WHAT TO WORK ON:
Quote the data exactly, first line to the line containing "import plotly.graph_objects as go", with no pictures.

GIVEN DATA:
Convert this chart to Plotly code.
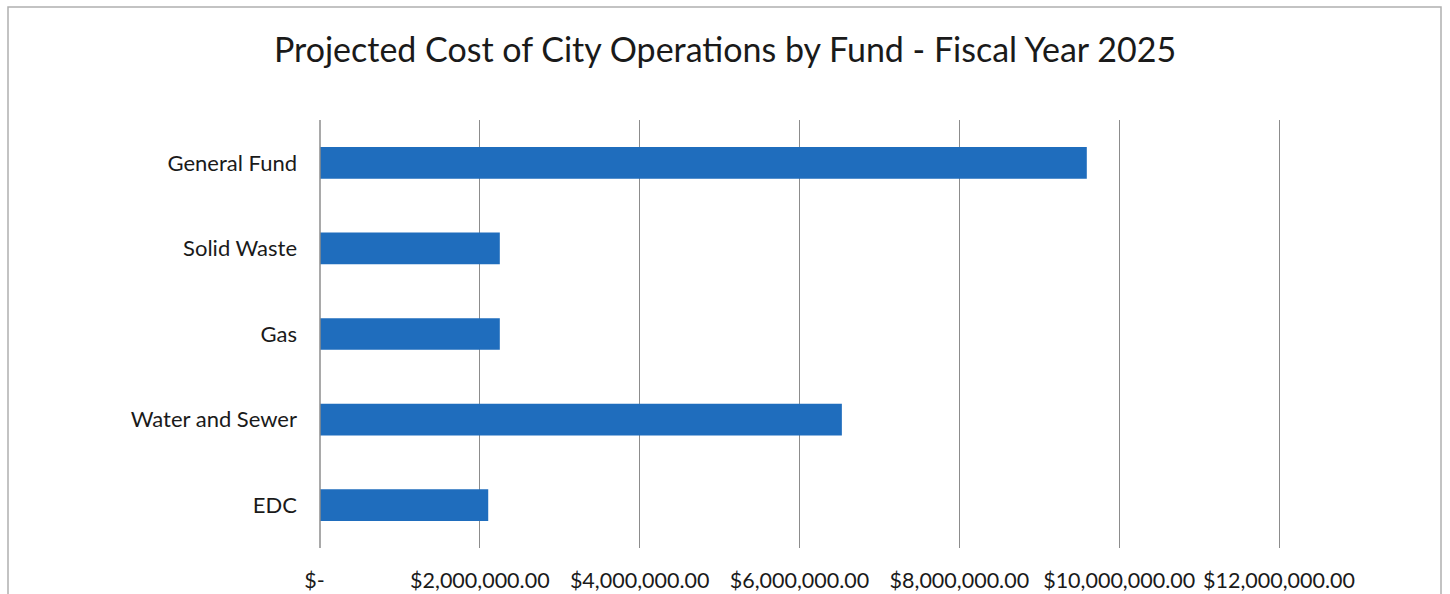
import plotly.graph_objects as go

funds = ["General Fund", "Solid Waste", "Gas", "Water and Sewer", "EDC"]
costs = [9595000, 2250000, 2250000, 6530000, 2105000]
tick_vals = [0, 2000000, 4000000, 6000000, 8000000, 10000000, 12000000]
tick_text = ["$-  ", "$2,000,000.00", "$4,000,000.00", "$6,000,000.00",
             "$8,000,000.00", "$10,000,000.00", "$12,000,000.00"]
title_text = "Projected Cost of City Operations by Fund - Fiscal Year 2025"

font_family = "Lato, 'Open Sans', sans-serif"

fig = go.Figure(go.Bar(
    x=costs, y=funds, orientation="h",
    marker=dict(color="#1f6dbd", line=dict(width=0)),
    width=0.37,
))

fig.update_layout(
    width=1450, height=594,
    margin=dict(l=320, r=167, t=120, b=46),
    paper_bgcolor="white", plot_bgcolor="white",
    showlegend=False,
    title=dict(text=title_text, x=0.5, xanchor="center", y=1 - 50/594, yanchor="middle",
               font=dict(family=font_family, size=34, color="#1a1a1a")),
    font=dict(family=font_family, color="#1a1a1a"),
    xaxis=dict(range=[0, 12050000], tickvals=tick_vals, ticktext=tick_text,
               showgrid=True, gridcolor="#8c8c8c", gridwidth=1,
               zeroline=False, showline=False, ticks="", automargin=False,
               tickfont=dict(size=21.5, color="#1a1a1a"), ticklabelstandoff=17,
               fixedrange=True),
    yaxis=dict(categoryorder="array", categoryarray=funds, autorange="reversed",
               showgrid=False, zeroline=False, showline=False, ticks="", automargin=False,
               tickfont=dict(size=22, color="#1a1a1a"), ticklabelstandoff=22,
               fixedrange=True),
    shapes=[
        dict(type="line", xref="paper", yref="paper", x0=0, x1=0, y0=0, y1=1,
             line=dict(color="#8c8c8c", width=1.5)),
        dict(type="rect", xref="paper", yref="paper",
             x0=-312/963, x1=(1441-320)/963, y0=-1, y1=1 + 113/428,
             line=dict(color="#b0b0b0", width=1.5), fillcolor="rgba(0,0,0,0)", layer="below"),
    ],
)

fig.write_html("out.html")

ANSWER TO THE PROBLEM:
Convert this chart to Plotly code.
import plotly.graph_objects as go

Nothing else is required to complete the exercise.